Anwar is closer to power than at any time since his meteoric career came crashing down in 1998 when he fell out with the then prime minister Mahathir Mohamad, his mentor and Malaysia’s longest-serving leader.
His alliance surged to its best-ever election result in 2008, gaining support from ethnic Chinese and Indians disillusioned with race-based policies favouring majority Malays and discontent over a lack of political and economic reform.
The charismatic former rising star of the ruling United Malays National Organisation (Umno) party said he was optimistic about going one better this time.
“What is encouraging compared with 2008 is that we have built the momentum rather early this time.
“Normally, you don’t see a crowd like tonight until the end of the campaign trail,” Anwar said as he sat down at a roadside restaurant close to midnight after a long day of campaigning.

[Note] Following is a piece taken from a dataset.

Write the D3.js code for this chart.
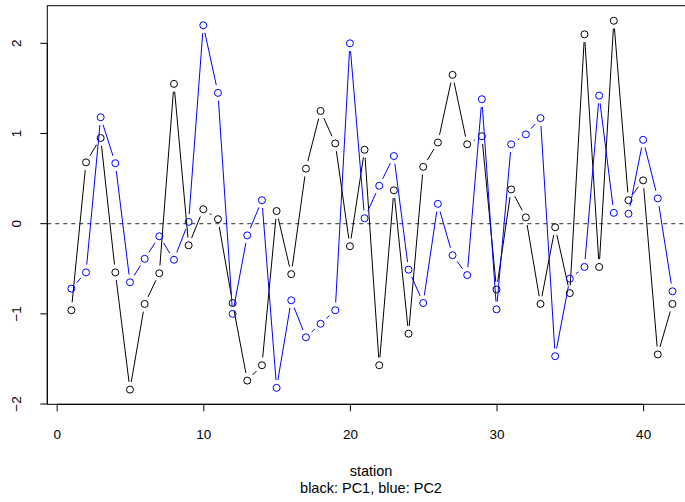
<!DOCTYPE html>
<html>
  <head>
    <meta charset="utf-8">
    <script src="https://d3js.org/d3.v7.min.js"></script>
    <style>
      body { margin: 0; background: #fff; }
      text { font-family: "Liberation Sans", Arial, sans-serif; }
    </style>
  </head>
  <body>
    <svg width="685" height="502"></svg>
    <script>
      // station index 1..42
      const stations = d3.range(1, 43);

      // PC1 (black)
      const pc1 = [-0.96, 0.68, 0.95, -0.54, -1.84, -0.89, -0.55, 1.55, -0.24, 0.16,
                   0.05, -0.88, -1.74, -1.57, 0.14, -0.56, 0.61, 1.25, 0.89, -0.25,
                   0.82, -1.57, 0.37, -1.22, 0.63, 0.90, 1.65, 0.88, 0.97, -0.73,
                   0.38, 0.07, -0.89, -0.04, -0.77, 2.10, -0.48, 2.25, 0.26, 0.48,
                   -1.45, -0.89];

      // PC2 (blue)
      const pc2 = [-0.72, -0.54, 1.18, 0.67, -0.65, -0.39, -0.14, -0.40, 0.02, 2.20,
                   1.45, -1.00, -0.13, 0.26, -1.82, -0.85, -1.26, -1.11, -0.96, 2.00,
                   0.06, 0.42, 0.75, -0.51, -0.88, 0.22, -0.35, -0.57, 1.38, -0.95,
                   0.88, 0.99, 1.17, -1.47, -0.61, -0.48, 1.42, 0.12, 0.11, 0.93,
                   0.28, -0.75];

      const xTicks = [0, 10, 20, 30, 40];
      const yTicks = [-2, -1, 0, 1, 2];
      const xLabel = 'station';
      const subLabel = 'black: PC1, blue: PC2';

      const svg = d3.select('svg');

      // plot region like R's default par(mar) with 4% axis extension
      const xr = 41 * 0.04;
      const x = d3.scaleLinear().domain([1 - xr, 42 + xr]).range([47.3, 696.5]);
      const y = d3.scaleLinear().domain([-2.003, 2.417]).range([404.3, 5.7]);

      svg.append('clipPath').attr('id', 'clip')
        .append('rect')
          .attr('x', x.range()[0]).attr('y', y.range()[1])
          .attr('width', x.range()[1] - x.range()[0])
          .attr('height', y.range()[0] - y.range()[1]);

      const plot = svg.append('g').attr('clip-path', 'url(#clip)');

      // dashed zero line
      plot.append('line')
        .attr('x1', x.range()[0]).attr('x2', x.range()[1])
        .attr('y1', y(0)).attr('y2', y(0))
        .attr('stroke', '#555').attr('stroke-width', 1.2)
        .attr('stroke-dasharray', '4,4');

      // type = "b": segments with gap around each point
      const gap = 7.8;
      function drawSeries(vals, color) {
        const pts = stations.map((s, i) => [x(s), y(vals[i])]);
        const segs = [];
        for (let i = 1; i < pts.length; i++) {
          const [x0, y0] = pts[i - 1], [x1, y1] = pts[i];
          const len = Math.hypot(x1 - x0, y1 - y0);
          const f = gap / len;
          if (f < 0.5) {
            segs.push([x0 + f * (x1 - x0), y0 + f * (y1 - y0), x1 - f * (x1 - x0), y1 - f * (y1 - y0)]);
          }
        }
        plot.append('g').selectAll('line').data(segs).join('line')
          .attr('x1', d => d[0]).attr('y1', d => d[1])
          .attr('x2', d => d[2]).attr('y2', d => d[3])
          .attr('stroke', color).attr('stroke-width', 1);
        plot.append('g').selectAll('circle').data(pts).join('circle')
          .attr('cx', d => d[0]).attr('cy', d => d[1])
          .attr('r', 3.5)
          .attr('fill', 'none').attr('stroke', color).attr('stroke-width', 1);
      }
      drawSeries(pc1, '#000');
      drawSeries(pc2, '#0000ff');

      // box
      svg.append('rect')
        .attr('x', x.range()[0]).attr('y', y.range()[1])
        .attr('width', x.range()[1] - x.range()[0])
        .attr('height', y.range()[0] - y.range()[1])
        .attr('fill', 'none').attr('stroke', '#000').attr('stroke-width', 1);

      const fmt = d => String(d).replace('-', '\u2212');

      // x axis
      const xAxis = svg.append('g')
        .attr('transform', `translate(0,${y.range()[0]})`)
        .call(d3.axisBottom(x).tickValues(xTicks).tickSize(7).tickFormat(fmt));
      xAxis.select('.domain').attr('d', `M${x(0)},0H${x(40)}`);
      xAxis.selectAll('text')
        .attr('font-size', 13.5)
        .attr('font-family', '"Liberation Sans", Arial, sans-serif')
        .attr('dy', null).attr('y', 34.8);

      // y axis
      const yAxis = svg.append('g')
        .attr('transform', `translate(${x.range()[0]},0)`)
        .call(d3.axisLeft(y).tickValues(yTicks).tickSize(7).tickFormat(fmt));
      yAxis.select('.domain').attr('d', `M0,${y(-2)}V${y(2)}`);
      yAxis.selectAll('.tick').attr('transform', null);
      yAxis.selectAll('.tick line').attr('y1', d => y(d)).attr('y2', d => y(d));
      yAxis.selectAll('text')
        .attr('font-size', 13.5)
        .attr('font-family', '"Liberation Sans", Arial, sans-serif')
        .attr('x', null).attr('dy', null).attr('y', 0)
        .attr('text-anchor', 'middle')
        .attr('transform', d => `translate(-26,${y(d)}) rotate(-90)`);

      // axis title (two lines)
      svg.append('text').attr('x', 371).attr('y', 475.5)
        .attr('text-anchor', 'middle').attr('font-size', 14.5).text(xLabel);
      svg.append('text').attr('x', 371).attr('y', 492.5)
        .attr('text-anchor', 'middle').attr('font-size', 14.5).text(subLabel);
    </script>
  </body>
</html>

Late diners mobbed Anwar for pictures and hand shakes, a reminder of how he remains a popular figure after his tumultuous political career.

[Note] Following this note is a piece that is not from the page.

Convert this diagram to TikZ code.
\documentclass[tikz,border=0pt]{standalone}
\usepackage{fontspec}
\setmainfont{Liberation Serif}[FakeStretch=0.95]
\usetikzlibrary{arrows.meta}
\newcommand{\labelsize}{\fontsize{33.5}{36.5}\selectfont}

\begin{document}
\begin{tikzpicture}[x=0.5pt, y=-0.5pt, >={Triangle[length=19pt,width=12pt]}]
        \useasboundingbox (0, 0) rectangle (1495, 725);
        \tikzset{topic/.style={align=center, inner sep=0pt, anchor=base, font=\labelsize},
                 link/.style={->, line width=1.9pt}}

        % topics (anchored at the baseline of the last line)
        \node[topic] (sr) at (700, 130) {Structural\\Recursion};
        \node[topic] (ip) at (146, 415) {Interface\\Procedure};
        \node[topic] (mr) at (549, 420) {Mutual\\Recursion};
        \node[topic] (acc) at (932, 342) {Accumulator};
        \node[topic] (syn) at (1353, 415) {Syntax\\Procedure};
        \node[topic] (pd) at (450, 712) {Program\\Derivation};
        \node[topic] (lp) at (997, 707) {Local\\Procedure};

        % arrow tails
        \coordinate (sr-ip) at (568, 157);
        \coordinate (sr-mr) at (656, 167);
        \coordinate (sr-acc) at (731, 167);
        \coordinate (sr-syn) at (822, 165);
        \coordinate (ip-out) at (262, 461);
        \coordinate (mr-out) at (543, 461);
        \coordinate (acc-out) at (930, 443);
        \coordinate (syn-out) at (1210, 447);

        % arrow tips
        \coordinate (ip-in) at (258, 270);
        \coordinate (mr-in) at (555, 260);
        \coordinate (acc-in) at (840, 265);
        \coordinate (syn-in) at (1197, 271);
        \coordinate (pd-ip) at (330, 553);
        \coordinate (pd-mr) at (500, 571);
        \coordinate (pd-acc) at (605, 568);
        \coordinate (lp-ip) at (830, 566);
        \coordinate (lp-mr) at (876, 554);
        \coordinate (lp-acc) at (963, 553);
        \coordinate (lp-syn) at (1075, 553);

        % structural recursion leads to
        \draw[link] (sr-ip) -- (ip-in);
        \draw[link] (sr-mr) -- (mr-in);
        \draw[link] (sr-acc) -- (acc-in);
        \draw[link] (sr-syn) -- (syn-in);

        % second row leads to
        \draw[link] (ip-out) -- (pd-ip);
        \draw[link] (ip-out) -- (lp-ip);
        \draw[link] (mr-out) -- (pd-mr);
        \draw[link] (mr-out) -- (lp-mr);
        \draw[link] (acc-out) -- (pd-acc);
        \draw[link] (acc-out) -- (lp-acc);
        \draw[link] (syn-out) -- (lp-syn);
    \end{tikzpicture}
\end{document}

‘Premature power play that failed’
Anwar, who had long been tipped to succeed Mahathir, was dismissed in 1998 and charged with sodomy and corruption after he clashed with Mahathir over his handling of the Asian financial crisis that battered Malaysia.
Many saw the events as a premature power play that failed badly for Anwar, who critics say is still motivated by intense personal ambition. However, his arrest sparked street protests calling for “reformasi”, or reform, that still resonate today, especially for a younger generation eager for change.
Images at the time of the goateed, bespectacled Anwar appearing in court with a black eye and bruises sparked international outrage. Only a year earlier,Time magazine had put him on its cover, calling him “The Future of Asia”.
Anwar spent six years in solitary confinement and was forced to sit out Malaysia’s next two elections before returning to parliament in 2008 with a sweeping by-election victory.
Fresh allegations of sodomy then surfaced and many expected Anwar’s political career to end with a guilty verdict in court.
Instead, he was given a new lease on political life when he was acquitted in January 2012 following a trial that gripped the Muslim-majority, multi-ethnic nation of 28 million people.
Anwar has always maintained the charges against him were politically-motivated, a view shared by international human rights groups and a majority of Malaysians in opinion polls.
Fallen heir
Anwar has promoted a rival vision for Malaysia that would abolish or scale back its most authoritarian laws and scrap a system of ethnic preferences for majority Malays.
A magnetic speaker who has cultivated a range of international allies, Anwar rails against the network of patronage that has grown up between Umno and well-connected business people, fostering inefficiency and corruption.
His critics say he is far from clean himself, having long thrived within the very same establishment.
“Malaysia must mature as a democracy. And we must be able to ensure that the (country’s) enormous wealth be well and prudently managed,” Anwar said.
Anwar was born in northern Penang island in 1947, the son of a hospital porter who later became a member of parliament. He attended one of Malaysia’s top schools and made his name as a firebrand Islamic youth leader.
He was jailed for 20 months in 1974 under a sweeping Internal Security Act (ISA) for leading anti-government demonstrations against poverty.
Mahathir invited him to join Umno in 1982 to bridge a gap between the party’s ethnic Malay nationalist image and its rising Islamic aspirations.
He held a string of senior cabinet posts, including the ministries of agriculture and education, and had been finance minister since 1991 when he was sacked.
After his first sodomy conviction was overturned in 2004, Anwar quickly returned to politics as the head of a revitalised, multi-ethnic opposition, centred around Islamists and secular social reformers.
The 2008 election put Anwar’s coalition tantalisingly close to a parliamentary majority, challenging the coalition which has controlled Malaysia since independence from Britain in 1957.